Data excerpt:
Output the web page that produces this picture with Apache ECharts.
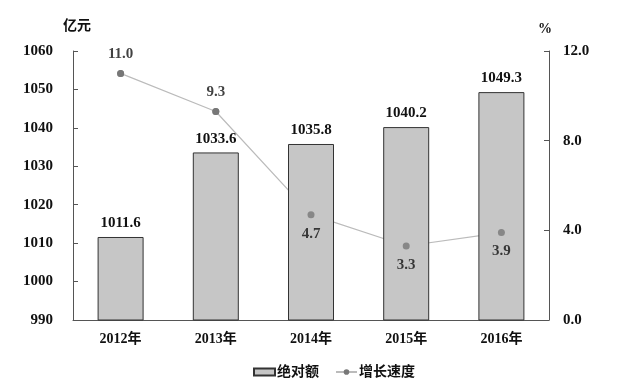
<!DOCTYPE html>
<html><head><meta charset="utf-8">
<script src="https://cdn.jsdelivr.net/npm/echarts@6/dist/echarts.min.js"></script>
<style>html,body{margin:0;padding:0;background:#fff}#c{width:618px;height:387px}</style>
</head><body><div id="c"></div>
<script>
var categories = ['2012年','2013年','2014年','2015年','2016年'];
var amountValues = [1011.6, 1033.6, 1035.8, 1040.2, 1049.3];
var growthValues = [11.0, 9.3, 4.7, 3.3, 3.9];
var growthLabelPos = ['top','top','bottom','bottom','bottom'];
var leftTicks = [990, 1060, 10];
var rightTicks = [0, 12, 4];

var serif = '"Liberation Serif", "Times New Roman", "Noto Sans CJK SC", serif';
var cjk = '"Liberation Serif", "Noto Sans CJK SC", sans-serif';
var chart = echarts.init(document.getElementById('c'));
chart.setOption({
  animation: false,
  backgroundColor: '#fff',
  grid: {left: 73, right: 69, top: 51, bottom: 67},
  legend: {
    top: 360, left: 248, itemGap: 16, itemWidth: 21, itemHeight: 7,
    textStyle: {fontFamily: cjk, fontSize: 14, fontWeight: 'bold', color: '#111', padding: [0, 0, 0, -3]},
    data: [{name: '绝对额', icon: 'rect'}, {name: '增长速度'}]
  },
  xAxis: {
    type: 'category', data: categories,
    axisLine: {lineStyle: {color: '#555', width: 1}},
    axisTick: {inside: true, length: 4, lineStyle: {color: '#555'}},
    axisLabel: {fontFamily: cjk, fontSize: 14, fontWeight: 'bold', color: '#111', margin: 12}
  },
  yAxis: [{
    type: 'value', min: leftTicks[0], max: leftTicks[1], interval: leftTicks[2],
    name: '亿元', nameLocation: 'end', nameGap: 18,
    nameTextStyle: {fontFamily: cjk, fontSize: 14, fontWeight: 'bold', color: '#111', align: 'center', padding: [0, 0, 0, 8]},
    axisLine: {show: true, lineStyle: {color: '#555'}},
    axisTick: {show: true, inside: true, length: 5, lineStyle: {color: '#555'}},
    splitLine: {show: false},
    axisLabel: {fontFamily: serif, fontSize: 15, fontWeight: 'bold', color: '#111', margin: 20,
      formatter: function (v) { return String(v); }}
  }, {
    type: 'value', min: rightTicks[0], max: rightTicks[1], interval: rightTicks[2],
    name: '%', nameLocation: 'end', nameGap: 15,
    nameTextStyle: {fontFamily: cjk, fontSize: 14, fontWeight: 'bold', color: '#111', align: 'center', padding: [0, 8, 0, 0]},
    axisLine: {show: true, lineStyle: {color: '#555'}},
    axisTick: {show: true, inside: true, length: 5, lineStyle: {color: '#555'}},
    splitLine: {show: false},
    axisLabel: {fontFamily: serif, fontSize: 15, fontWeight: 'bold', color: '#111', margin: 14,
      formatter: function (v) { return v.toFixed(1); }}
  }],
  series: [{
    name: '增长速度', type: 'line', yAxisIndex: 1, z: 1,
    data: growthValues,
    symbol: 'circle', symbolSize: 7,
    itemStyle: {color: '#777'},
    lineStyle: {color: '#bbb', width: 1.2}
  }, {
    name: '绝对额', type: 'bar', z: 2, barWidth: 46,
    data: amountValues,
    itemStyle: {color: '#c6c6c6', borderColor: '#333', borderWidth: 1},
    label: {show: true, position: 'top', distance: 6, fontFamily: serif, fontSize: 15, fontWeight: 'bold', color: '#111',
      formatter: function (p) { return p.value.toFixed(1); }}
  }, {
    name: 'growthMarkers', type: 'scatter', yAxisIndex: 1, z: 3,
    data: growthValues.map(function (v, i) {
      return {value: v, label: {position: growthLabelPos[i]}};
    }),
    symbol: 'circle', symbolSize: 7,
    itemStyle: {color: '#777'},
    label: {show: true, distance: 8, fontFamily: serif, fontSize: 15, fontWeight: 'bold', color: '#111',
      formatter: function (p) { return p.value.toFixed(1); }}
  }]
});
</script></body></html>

Exercise description:
Without the pictures, transcribe the listing above exactly.

Final result:
Output the web page that produces this picture with Apache ECharts.
<!DOCTYPE html>
<html><head><meta charset="utf-8">
<script src="https://cdn.jsdelivr.net/npm/echarts@6/dist/echarts.min.js"></script>
<style>html,body{margin:0;padding:0;background:#fff}#c{width:618px;height:387px}</style>
</head><body><div id="c"></div>
<script>
var categories = ['2012年','2013年','2014年','2015年','2016年'];
var amountValues = [1011.6, 1033.6, 1035.8, 1040.2, 1049.3];
var growthValues = [11.0, 9.3, 4.7, 3.3, 3.9];
var growthLabelPos = ['top','top','bottom','bottom','bottom'];
var leftTicks = [990, 1060, 10];
var rightTicks = [0, 12, 4];

var serif = '"Liberation Serif", "Times New Roman", "Noto Sans CJK SC", serif';
var cjk = '"Liberation Serif", "Noto Sans CJK SC", sans-serif';
var chart = echarts.init(document.getElementById('c'));
chart.setOption({
  animation: false,
  backgroundColor: '#fff',
  grid: {left: 73, right: 69, top: 51, bottom: 67},
  legend: {
    top: 360, left: 248, itemGap: 16, itemWidth: 21, itemHeight: 7,
    textStyle: {fontFamily: cjk, fontSize: 14, fontWeight: 'bold', color: '#111', padding: [0, 0, 0, -3]},
    data: [{name: '绝对额', icon: 'rect'}, {name: '增长速度'}]
  },
  xAxis: {
    type: 'category', data: categories,
    axisLine: {lineStyle: {color: '#555', width: 1}},
    axisTick: {inside: true, length: 4, lineStyle: {color: '#555'}},
    axisLabel: {fontFamily: cjk, fontSize: 14, fontWeight: 'bold', color: '#111', margin: 12}
  },
  yAxis: [{
    type: 'value', min: leftTicks[0], max: leftTicks[1], interval: leftTicks[2],
    name: '亿元', nameLocation: 'end', nameGap: 18,
    nameTextStyle: {fontFamily: cjk, fontSize: 14, fontWeight: 'bold', color: '#111', align: 'center', padding: [0, 0, 0, 8]},
    axisLine: {show: true, lineStyle: {color: '#555'}},
    axisTick: {show: true, inside: true, length: 5, lineStyle: {color: '#555'}},
    splitLine: {show: false},
    axisLabel: {fontFamily: serif, fontSize: 15, fontWeight: 'bold', color: '#111', margin: 20,
      formatter: function (v) { return String(v); }}
  }, {
    type: 'value', min: rightTicks[0], max: rightTicks[1], interval: rightTicks[2],
    name: '%', nameLocation: 'end', nameGap: 15,
    nameTextStyle: {fontFamily: cjk, fontSize: 14, fontWeight: 'bold', color: '#111', align: 'center', padding: [0, 8, 0, 0]},
    axisLine: {show: true, lineStyle: {color: '#555'}},
    axisTick: {show: true, inside: true, length: 5, lineStyle: {color: '#555'}},
    splitLine: {show: false},
    axisLabel: {fontFamily: serif, fontSize: 15, fontWeight: 'bold', color: '#111', margin: 14,
      formatter: function (v) { return v.toFixed(1); }}
  }],
  series: [{
    name: '增长速度', type: 'line', yAxisIndex: 1, z: 1,
    data: growthValues,
    symbol: 'circle', symbolSize: 7,
    itemStyle: {color: '#777'},
    lineStyle: {color: '#bbb', width: 1.2}
  }, {
    name: '绝对额', type: 'bar', z: 2, barWidth: 46,
    data: amountValues,
    itemStyle: {color: '#c6c6c6', borderColor: '#333', borderWidth: 1},
    label: {show: true, position: 'top', distance: 6, fontFamily: serif, fontSize: 15, fontWeight: 'bold', color: '#111',
      formatter: function (p) { return p.value.toFixed(1); }}
  }, {
    name: 'growthMarkers', type: 'scatter', yAxisIndex: 1, z: 3,
    data: growthValues.map(function (v, i) {
      return {value: v, label: {position: growthLabelPos[i]}};
    }),
    symbol: 'circle', symbolSize: 7,
    itemStyle: {color: '#777'},
    label: {show: true, distance: 8, fontFamily: serif, fontSize: 15, fontWeight: 'bold', color: '#111',
      formatter: function (p) { return p.value.toFixed(1); }}
  }]
});
</script></body></html>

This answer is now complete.